Take a stroll in the vast green expanse of Kapiolani Park to escape the busy Honolulu streets. Locals come here for their rest and recreation, and you can see groups of elderly Asians practicing their tai chi on the lawn, youthful soccer and rugby players on the sports fields, and musicians in one of the bandstands. Pack a picnic or just sit back for some people-watching at the pond with its remarkable bronze dragonfly statue.
The 300 acres (121 hectares) of Kapiolani Park was gifted to the people of Hawaii by King Kalakaua in 1877. Since then, it has pleased the crowds, providing a peaceful, open space with coconut grove at the foot of Diamond Head. The park is ideal for sports, and events and concerts are frequent in the Waikiki Shell, a large stage with seating. At night, the park becomes a haven for the homeless.
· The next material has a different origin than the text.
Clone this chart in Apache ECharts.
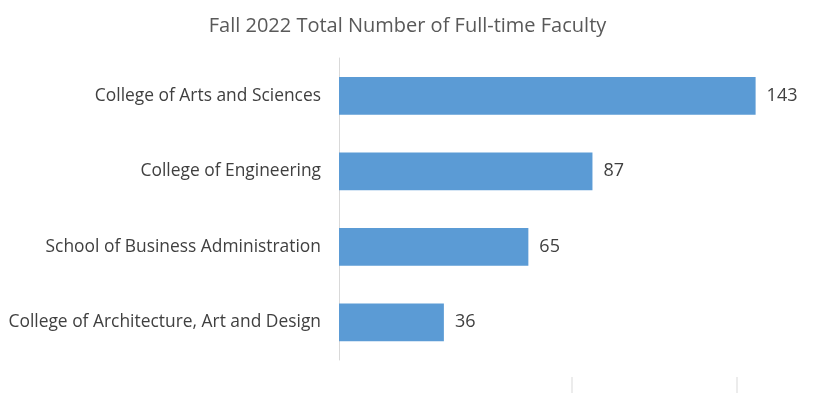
<!DOCTYPE html>
<html><head><meta charset="utf-8">
<script src="https://cdn.jsdelivr.net/npm/echarts@6/dist/echarts.min.js"></script>
<style>html,body{margin:0;padding:0;background:#fff}#c{width:815px;height:393px}</style>
</head><body><div id="c"></div>
<script>
var categories = ["College of Arts and Sciences","College of Engineering","School of Business Administration","College of Architecture, Art and Design"];
var values = [143, 87, 65, 36];
var titleText = "Fall 2022 Total Number of Full-time Faculty";
var chart = echarts.init(document.getElementById('c'));
var FONT = "'Open Sans', sans-serif";
chart.setOption({
  animation: false,
  backgroundColor: '#fff',
  title: { text: titleText, left: 'center', top: 11,
    textStyle: { fontFamily: FONT, fontSize: 20, fontWeight: 'normal', color: '#595959' } },
  grid: { left: 339, top: 58, width: 437, height: 302, containLabel: false },
  xAxis: { type: 'value', min: 0, max: 150, show: false },
  yAxis: { type: 'category', data: categories, inverse: true,
    axisLine: { show: true, lineStyle: { color: '#d9d9d9', width: 1 } },
    axisTick: { show: false },
    axisLabel: { fontFamily: FONT, fontSize: 17.4, color: '#404040', margin: 18 } },
  series: [{ type: 'bar', data: values, barWidth: '50%',
    itemStyle: { color: '#5b9bd5' },
    label: { show: true, position: 'right', distance: 11, fontFamily: FONT, fontSize: 18, color: '#404040' } }],
  graphic: [
    { type: 'line', shape: { x1: 572, y1: 377, x2: 572, y2: 393 }, style: { stroke: '#d9d9d9', lineWidth: 1 } },
    { type: 'line', shape: { x1: 737, y1: 377, x2: 737, y2: 393 }, style: { stroke: '#d9d9d9', lineWidth: 1 } }
  ]
});
</script></body></html>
Fitness enthusiasts will appreciate the free outdoor equipment and the three running tracks. The longest jog is a 2.2-mile (3.5-kilometer) loop around the park’s perimeter. Bring your racket to enjoy the free tennis courts.
Nature lovers can keep an eye out for birds such as the red-crested cardinals, or marvel at the gnarled formations of the ancient banyan and ironwood trees. If you want to see some even more exotic creatures and plants, visit the Honolulu Zoo and gardens on the western side of the park. The park also houses an aquarium.
Visit the park on a weekend and you’ll no doubt encounter a concert, a crafts fair or a public performance of some description. The bigger events, such as the Kokua Music Festival in April, are held at the impressive Waikiki Shell, a dome-shaped venue that can seat up to 2,000 people, with room for a further 6,000 on the grass behind.
Kapiolani Park is situated east of Waikiki Beach, at the foot of Diamond Head. It’s open every day of the year. There is free parking near the entrance to the Waikiki Shell stadium, or metered parking along Kalakaua Avenue.